TASK TO COMPLETE
The material below should be written out in full and exactly; pictures stay out of the copy.

• • • • •

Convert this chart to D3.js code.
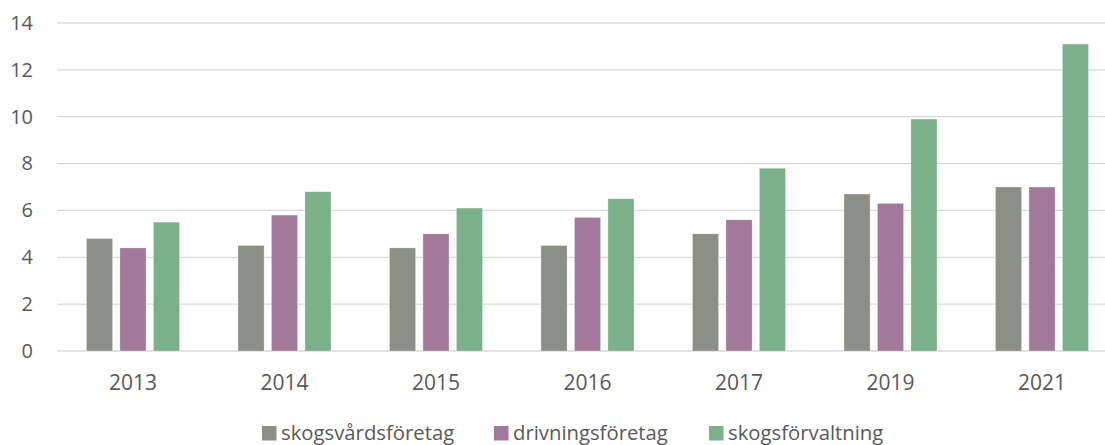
<!DOCTYPE html>
<html>
<head>
<meta charset="utf-8">
<script src="https://cdn.jsdelivr.net/npm/d3@7"></script>
<style>
  html, body { margin: 0; padding: 0; background: #fff; }
  svg { display: block; font-family: "Open Sans", "Liberation Sans", sans-serif; }
</style>
</head>
<body>
<svg id="chart" width="1105" height="445"></svg>
<script>
const categories = ["2013", "2014", "2015", "2016", "2017", "2019", "2021"];
const seriesNames = ["skogsvårdsföretag", "drivningsföretag", "skogsförvaltning"];
const skogsvardsforetag = [4.8, 4.5, 4.4, 4.5, 5.0, 6.7, 7.0];
const drivningsforetag = [4.4, 5.8, 5.0, 5.7, 5.6, 6.3, 7.0];
const skogsforvaltning = [5.5, 6.8, 6.1, 6.5, 7.8, 9.9, 13.1];
const yTicks = [0, 2, 4, 6, 8, 10, 12, 14];
const colors = ["#8c8f86", "#a2789b", "#7bb189"];

const seriesValues = [skogsvardsforetag, drivningsforetag, skogsforvaltning];
const data = categories.map((c, i) => ({
  cat: c,
  vals: seriesNames.map((s, j) => ({ key: s, value: seriesValues[j][i], color: colors[j] }))
}));

const svg = d3.select("#chart");
const plotLeft = 57.25, plotRight = 1117.75, plotTop = 23, plotBottom = 351;

const x = d3.scaleBand().domain(categories).range([plotLeft, plotRight])
  .paddingInner(0.386).paddingOuter(0.193);
const xs = d3.scaleBand().domain(seriesNames).range([0, x.bandwidth()])
  .paddingInner(0.22).paddingOuter(0);
const y = d3.scaleLinear().domain([0, 14]).range([plotBottom, plotTop]);

// gridlines
svg.append("g").selectAll("line").data(yTicks).join("line")
  .attr("x1", plotLeft).attr("x2", 1105)
  .attr("y1", d => y(d)).attr("y2", d => y(d))
  .attr("stroke", "#d9d9d9").attr("stroke-width", 1.3);

// y axis labels
const yAxis = d3.axisLeft(y).tickValues(yTicks).tickSize(0).tickPadding(0);
const gy = svg.append("g").attr("transform", "translate(33,0)").call(yAxis);
gy.select(".domain").remove();
gy.selectAll("text").attr("font-size", 20).attr("fill", "#595959")
  .style("font-family", "'Open Sans', sans-serif");

// bars
const groups = svg.append("g").selectAll("g").data(data).join("g")
  .attr("transform", d => `translate(${x(d.cat)},0)`);
groups.selectAll("rect").data(d => d.vals).join("rect")
  .attr("x", d => xs(d.key))
  .attr("width", xs.bandwidth())
  .attr("y", d => y(d.value))
  .attr("height", d => y(0) - y(d.value))
  .attr("fill", d => d.color)
  .attr("stroke", "#ffffff").attr("stroke-opacity", 0.35).attr("stroke-width", 0.8);

// x axis labels
const xAxis = d3.axisBottom(x).tickSize(0).tickPadding(0);
const gx = svg.append("g").attr("transform", `translate(0,${plotBottom})`).call(xAxis);
gx.select(".domain").remove();
gx.selectAll("text").attr("font-size", 21).attr("fill", "#595959")
  .attr("y", 39).attr("dy", 0)
  .style("font-family", "'Open Sans', sans-serif");

// legend
const legendX = [262, 494, 709];
const leg = svg.append("g").selectAll("g").data(seriesNames).join("g")
  .attr("transform", (d, i) => `translate(${legendX[i]},426)`);
leg.append("rect").attr("width", 14.5).attr("height", 14.5).attr("fill", (d, i) => colors[i]);
leg.append("text").attr("x", 19).attr("y", 14).attr("font-size", 20.3)
  .attr("fill", "#595959").text(d => d);
</script>
</body>
</html>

• • • • •

TASK SOLUTION
Convert this chart to D3.js code.
<!DOCTYPE html>
<html>
<head>
<meta charset="utf-8">
<script src="https://cdn.jsdelivr.net/npm/d3@7"></script>
<style>
  html, body { margin: 0; padding: 0; background: #fff; }
  svg { display: block; font-family: "Open Sans", "Liberation Sans", sans-serif; }
</style>
</head>
<body>
<svg id="chart" width="1105" height="445"></svg>
<script>
const categories = ["2013", "2014", "2015", "2016", "2017", "2019", "2021"];
const seriesNames = ["skogsvårdsföretag", "drivningsföretag", "skogsförvaltning"];
const skogsvardsforetag = [4.8, 4.5, 4.4, 4.5, 5.0, 6.7, 7.0];
const drivningsforetag = [4.4, 5.8, 5.0, 5.7, 5.6, 6.3, 7.0];
const skogsforvaltning = [5.5, 6.8, 6.1, 6.5, 7.8, 9.9, 13.1];
const yTicks = [0, 2, 4, 6, 8, 10, 12, 14];
const colors = ["#8c8f86", "#a2789b", "#7bb189"];

const seriesValues = [skogsvardsforetag, drivningsforetag, skogsforvaltning];
const data = categories.map((c, i) => ({
  cat: c,
  vals: seriesNames.map((s, j) => ({ key: s, value: seriesValues[j][i], color: colors[j] }))
}));

const svg = d3.select("#chart");
const plotLeft = 57.25, plotRight = 1117.75, plotTop = 23, plotBottom = 351;

const x = d3.scaleBand().domain(categories).range([plotLeft, plotRight])
  .paddingInner(0.386).paddingOuter(0.193);
const xs = d3.scaleBand().domain(seriesNames).range([0, x.bandwidth()])
  .paddingInner(0.22).paddingOuter(0);
const y = d3.scaleLinear().domain([0, 14]).range([plotBottom, plotTop]);

// gridlines
svg.append("g").selectAll("line").data(yTicks).join("line")
  .attr("x1", plotLeft).attr("x2", 1105)
  .attr("y1", d => y(d)).attr("y2", d => y(d))
  .attr("stroke", "#d9d9d9").attr("stroke-width", 1.3);

// y axis labels
const yAxis = d3.axisLeft(y).tickValues(yTicks).tickSize(0).tickPadding(0);
const gy = svg.append("g").attr("transform", "translate(33,0)").call(yAxis);
gy.select(".domain").remove();
gy.selectAll("text").attr("font-size", 20).attr("fill", "#595959")
  .style("font-family", "'Open Sans', sans-serif");

// bars
const groups = svg.append("g").selectAll("g").data(data).join("g")
  .attr("transform", d => `translate(${x(d.cat)},0)`);
groups.selectAll("rect").data(d => d.vals).join("rect")
  .attr("x", d => xs(d.key))
  .attr("width", xs.bandwidth())
  .attr("y", d => y(d.value))
  .attr("height", d => y(0) - y(d.value))
  .attr("fill", d => d.color)
  .attr("stroke", "#ffffff").attr("stroke-opacity", 0.35).attr("stroke-width", 0.8);

// x axis labels
const xAxis = d3.axisBottom(x).tickSize(0).tickPadding(0);
const gx = svg.append("g").attr("transform", `translate(0,${plotBottom})`).call(xAxis);
gx.select(".domain").remove();
gx.selectAll("text").attr("font-size", 21).attr("fill", "#595959")
  .attr("y", 39).attr("dy", 0)
  .style("font-family", "'Open Sans', sans-serif");

// legend
const legendX = [262, 494, 709];
const leg = svg.append("g").selectAll("g").data(seriesNames).join("g")
  .attr("transform", (d, i) => `translate(${legendX[i]},426)`);
leg.append("rect").attr("width", 14.5).attr("height", 14.5).attr("fill", (d, i) => colors[i]);
leg.append("text").attr("x", 19).attr("y", 14).attr("font-size", 20.3)
  .attr("fill", "#595959").text(d => d);
</script>
</body>
</html>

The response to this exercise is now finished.